# PROBLEM STATEMENT
Which lines contain the word "with"? Return each of them as written.

[A run of records]
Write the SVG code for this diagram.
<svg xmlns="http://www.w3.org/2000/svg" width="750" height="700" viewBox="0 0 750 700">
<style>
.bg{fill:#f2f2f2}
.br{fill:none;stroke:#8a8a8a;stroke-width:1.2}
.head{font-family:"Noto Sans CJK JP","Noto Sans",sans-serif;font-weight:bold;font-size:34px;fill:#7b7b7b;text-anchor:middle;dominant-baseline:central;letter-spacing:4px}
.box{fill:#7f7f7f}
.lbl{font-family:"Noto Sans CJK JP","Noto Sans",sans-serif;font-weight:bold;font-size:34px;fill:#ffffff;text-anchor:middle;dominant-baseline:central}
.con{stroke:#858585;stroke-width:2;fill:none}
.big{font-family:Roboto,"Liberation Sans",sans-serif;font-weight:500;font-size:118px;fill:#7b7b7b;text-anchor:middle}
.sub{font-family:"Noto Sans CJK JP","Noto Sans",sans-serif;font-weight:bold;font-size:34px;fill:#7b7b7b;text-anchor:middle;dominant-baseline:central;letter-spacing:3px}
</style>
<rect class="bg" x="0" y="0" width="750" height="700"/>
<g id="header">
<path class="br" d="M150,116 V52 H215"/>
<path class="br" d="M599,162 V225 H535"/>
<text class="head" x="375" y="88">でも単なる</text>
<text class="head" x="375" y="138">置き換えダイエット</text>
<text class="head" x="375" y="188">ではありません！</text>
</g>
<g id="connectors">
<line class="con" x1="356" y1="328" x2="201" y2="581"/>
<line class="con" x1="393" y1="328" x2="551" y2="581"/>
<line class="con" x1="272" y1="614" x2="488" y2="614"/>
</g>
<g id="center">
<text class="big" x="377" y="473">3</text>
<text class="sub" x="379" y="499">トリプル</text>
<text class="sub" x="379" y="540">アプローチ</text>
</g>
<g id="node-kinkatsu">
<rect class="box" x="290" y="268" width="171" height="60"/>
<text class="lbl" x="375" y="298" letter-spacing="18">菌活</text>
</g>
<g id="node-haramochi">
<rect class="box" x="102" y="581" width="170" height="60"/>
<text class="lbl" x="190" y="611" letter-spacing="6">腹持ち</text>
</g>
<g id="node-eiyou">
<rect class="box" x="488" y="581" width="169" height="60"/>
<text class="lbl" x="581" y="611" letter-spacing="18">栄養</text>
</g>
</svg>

* * *

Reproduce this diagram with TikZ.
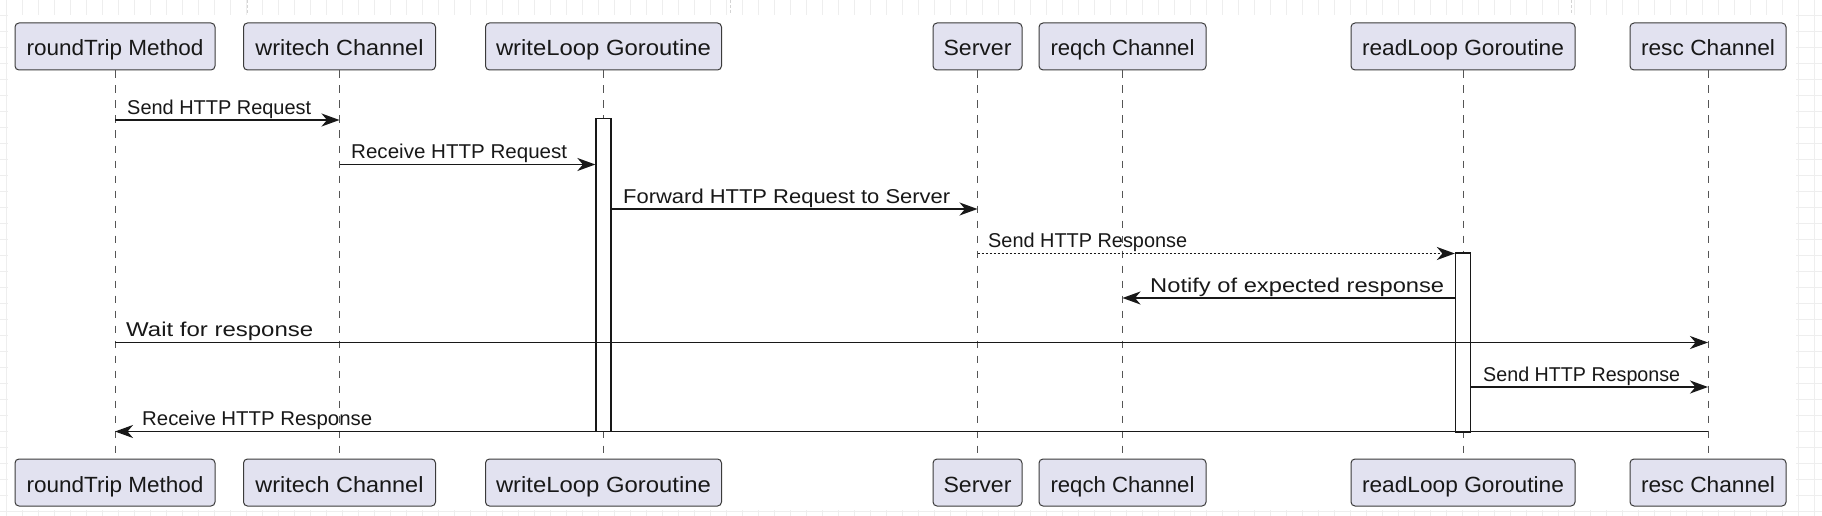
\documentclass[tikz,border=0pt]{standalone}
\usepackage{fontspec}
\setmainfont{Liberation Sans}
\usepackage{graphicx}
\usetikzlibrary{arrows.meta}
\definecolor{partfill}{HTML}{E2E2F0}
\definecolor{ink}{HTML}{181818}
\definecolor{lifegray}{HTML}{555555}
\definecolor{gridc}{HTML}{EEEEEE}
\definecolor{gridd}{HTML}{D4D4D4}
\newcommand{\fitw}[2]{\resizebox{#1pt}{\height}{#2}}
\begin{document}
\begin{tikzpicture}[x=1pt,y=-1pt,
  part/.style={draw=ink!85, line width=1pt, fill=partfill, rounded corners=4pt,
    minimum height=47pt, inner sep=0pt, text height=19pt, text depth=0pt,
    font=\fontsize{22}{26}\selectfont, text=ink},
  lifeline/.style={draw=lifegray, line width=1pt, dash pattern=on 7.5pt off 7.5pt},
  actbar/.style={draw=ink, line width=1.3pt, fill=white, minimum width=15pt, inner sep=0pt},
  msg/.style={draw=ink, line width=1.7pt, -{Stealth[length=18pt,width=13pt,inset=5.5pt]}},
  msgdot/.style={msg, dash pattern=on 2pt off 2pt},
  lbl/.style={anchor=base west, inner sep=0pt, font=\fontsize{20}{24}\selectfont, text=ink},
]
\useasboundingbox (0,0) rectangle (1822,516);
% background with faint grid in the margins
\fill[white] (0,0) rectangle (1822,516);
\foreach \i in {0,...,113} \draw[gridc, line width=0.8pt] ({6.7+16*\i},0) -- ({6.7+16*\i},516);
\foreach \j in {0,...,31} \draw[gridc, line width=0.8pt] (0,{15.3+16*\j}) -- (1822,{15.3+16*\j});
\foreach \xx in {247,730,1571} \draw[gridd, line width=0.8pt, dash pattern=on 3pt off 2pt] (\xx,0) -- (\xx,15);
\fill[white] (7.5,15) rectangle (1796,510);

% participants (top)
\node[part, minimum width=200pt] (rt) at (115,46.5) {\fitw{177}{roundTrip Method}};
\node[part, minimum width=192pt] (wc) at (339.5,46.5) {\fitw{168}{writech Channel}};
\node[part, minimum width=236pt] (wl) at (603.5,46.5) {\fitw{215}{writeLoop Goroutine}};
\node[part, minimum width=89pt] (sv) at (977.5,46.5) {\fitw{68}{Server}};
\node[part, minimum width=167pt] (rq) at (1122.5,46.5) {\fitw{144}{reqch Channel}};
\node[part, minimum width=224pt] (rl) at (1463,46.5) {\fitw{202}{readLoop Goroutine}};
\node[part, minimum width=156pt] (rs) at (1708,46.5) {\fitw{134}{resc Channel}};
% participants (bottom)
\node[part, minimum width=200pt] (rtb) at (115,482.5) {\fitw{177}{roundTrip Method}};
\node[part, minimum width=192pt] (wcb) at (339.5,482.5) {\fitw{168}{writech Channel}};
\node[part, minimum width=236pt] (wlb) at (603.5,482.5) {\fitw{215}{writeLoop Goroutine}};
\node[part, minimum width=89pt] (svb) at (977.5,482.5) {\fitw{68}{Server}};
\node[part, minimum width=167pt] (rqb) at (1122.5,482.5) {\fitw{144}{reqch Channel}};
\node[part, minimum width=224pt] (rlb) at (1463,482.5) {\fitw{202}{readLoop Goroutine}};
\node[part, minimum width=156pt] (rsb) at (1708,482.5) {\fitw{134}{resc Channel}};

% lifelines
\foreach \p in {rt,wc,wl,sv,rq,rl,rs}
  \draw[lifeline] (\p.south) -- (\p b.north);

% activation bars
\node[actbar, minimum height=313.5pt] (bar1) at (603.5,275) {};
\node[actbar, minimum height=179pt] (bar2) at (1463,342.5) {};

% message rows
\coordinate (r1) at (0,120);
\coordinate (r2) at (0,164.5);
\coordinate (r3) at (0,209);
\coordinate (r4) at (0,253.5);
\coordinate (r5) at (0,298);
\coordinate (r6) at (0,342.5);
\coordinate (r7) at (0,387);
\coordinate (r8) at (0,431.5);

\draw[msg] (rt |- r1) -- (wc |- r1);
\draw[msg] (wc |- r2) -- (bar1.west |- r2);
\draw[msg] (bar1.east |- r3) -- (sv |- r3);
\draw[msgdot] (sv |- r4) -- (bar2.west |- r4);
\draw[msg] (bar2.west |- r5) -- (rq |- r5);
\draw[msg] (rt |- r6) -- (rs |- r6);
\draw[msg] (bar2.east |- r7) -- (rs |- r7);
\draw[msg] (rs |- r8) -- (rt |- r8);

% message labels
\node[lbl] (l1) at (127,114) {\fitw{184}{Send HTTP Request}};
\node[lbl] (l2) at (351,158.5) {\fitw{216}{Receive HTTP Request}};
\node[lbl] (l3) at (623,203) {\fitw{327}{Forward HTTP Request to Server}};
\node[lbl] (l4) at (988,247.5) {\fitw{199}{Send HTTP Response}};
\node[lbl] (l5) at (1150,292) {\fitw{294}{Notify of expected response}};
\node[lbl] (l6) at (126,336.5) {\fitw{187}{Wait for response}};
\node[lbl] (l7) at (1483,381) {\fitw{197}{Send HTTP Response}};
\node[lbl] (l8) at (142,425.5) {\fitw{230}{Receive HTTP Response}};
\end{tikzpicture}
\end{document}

--

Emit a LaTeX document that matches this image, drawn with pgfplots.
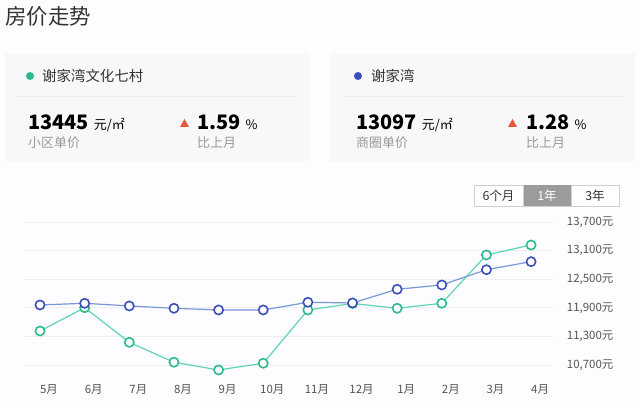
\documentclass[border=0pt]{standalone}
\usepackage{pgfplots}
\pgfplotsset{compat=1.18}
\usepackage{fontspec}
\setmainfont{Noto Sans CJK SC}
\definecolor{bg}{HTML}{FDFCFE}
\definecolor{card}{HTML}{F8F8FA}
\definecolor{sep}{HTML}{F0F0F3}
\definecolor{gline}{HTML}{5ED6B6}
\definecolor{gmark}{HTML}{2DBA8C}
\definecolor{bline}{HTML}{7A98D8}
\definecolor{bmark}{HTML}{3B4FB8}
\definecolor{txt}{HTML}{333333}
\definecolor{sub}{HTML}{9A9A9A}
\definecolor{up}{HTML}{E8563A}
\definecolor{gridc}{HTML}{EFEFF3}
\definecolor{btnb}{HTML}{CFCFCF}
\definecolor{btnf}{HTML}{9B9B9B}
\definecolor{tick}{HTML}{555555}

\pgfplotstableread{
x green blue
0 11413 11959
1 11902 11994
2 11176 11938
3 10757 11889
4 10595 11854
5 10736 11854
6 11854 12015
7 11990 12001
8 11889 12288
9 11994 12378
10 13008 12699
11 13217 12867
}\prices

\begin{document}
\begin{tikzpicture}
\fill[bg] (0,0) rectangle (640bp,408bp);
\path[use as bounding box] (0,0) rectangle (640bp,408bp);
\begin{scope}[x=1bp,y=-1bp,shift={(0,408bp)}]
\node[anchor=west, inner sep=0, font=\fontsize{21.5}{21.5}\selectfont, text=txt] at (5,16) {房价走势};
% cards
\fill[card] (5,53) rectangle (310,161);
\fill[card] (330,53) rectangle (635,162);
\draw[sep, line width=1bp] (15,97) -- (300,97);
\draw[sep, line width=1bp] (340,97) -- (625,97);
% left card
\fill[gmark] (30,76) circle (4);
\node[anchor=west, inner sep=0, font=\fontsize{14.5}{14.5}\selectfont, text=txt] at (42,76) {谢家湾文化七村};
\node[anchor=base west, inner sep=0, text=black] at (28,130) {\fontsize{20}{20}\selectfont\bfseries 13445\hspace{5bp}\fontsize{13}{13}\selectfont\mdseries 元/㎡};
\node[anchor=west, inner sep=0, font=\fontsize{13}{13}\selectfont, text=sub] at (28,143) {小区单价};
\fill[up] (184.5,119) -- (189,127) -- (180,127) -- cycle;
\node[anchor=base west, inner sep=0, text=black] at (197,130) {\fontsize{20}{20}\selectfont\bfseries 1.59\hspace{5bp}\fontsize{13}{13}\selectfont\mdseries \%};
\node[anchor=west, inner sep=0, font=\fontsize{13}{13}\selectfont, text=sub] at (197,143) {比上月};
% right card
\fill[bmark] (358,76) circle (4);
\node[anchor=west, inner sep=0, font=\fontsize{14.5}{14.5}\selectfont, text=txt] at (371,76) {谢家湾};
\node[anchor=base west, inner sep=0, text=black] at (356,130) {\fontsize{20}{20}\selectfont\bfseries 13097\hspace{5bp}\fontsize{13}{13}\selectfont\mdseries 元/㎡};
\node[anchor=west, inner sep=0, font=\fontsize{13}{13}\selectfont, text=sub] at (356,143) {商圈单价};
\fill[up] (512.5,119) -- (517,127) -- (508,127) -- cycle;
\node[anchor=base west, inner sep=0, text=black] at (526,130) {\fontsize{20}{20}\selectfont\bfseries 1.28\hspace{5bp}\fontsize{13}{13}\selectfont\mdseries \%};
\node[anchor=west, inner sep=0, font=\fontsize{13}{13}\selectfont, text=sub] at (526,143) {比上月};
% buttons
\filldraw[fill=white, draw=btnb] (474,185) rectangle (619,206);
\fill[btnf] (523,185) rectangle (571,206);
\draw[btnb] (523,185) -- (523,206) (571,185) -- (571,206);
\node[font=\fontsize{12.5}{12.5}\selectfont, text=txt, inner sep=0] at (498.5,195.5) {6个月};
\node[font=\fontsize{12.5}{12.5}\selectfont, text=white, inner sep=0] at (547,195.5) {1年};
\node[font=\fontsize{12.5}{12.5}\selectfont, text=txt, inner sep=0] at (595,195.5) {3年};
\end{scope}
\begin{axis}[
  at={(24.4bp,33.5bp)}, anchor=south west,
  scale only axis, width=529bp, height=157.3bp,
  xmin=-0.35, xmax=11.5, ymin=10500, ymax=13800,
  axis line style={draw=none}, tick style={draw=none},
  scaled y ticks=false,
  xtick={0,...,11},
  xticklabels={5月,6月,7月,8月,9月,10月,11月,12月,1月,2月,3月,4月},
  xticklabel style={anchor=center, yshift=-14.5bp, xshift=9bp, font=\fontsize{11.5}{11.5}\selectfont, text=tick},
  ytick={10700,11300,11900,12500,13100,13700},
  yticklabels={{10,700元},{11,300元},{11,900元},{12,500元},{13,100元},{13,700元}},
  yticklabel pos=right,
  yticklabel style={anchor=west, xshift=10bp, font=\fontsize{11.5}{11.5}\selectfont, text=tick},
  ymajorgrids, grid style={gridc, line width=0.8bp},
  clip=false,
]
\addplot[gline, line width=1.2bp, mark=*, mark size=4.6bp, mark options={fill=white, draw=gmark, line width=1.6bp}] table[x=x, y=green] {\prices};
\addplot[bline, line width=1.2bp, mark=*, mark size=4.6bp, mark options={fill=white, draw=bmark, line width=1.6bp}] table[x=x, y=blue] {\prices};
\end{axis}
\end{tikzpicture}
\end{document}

# ANSWER TO THE EXERCISE
Reproduce this diagram with TikZ.
% background with faint grid in the margins
Emit a LaTeX document that matches this image, drawn with pgfplots.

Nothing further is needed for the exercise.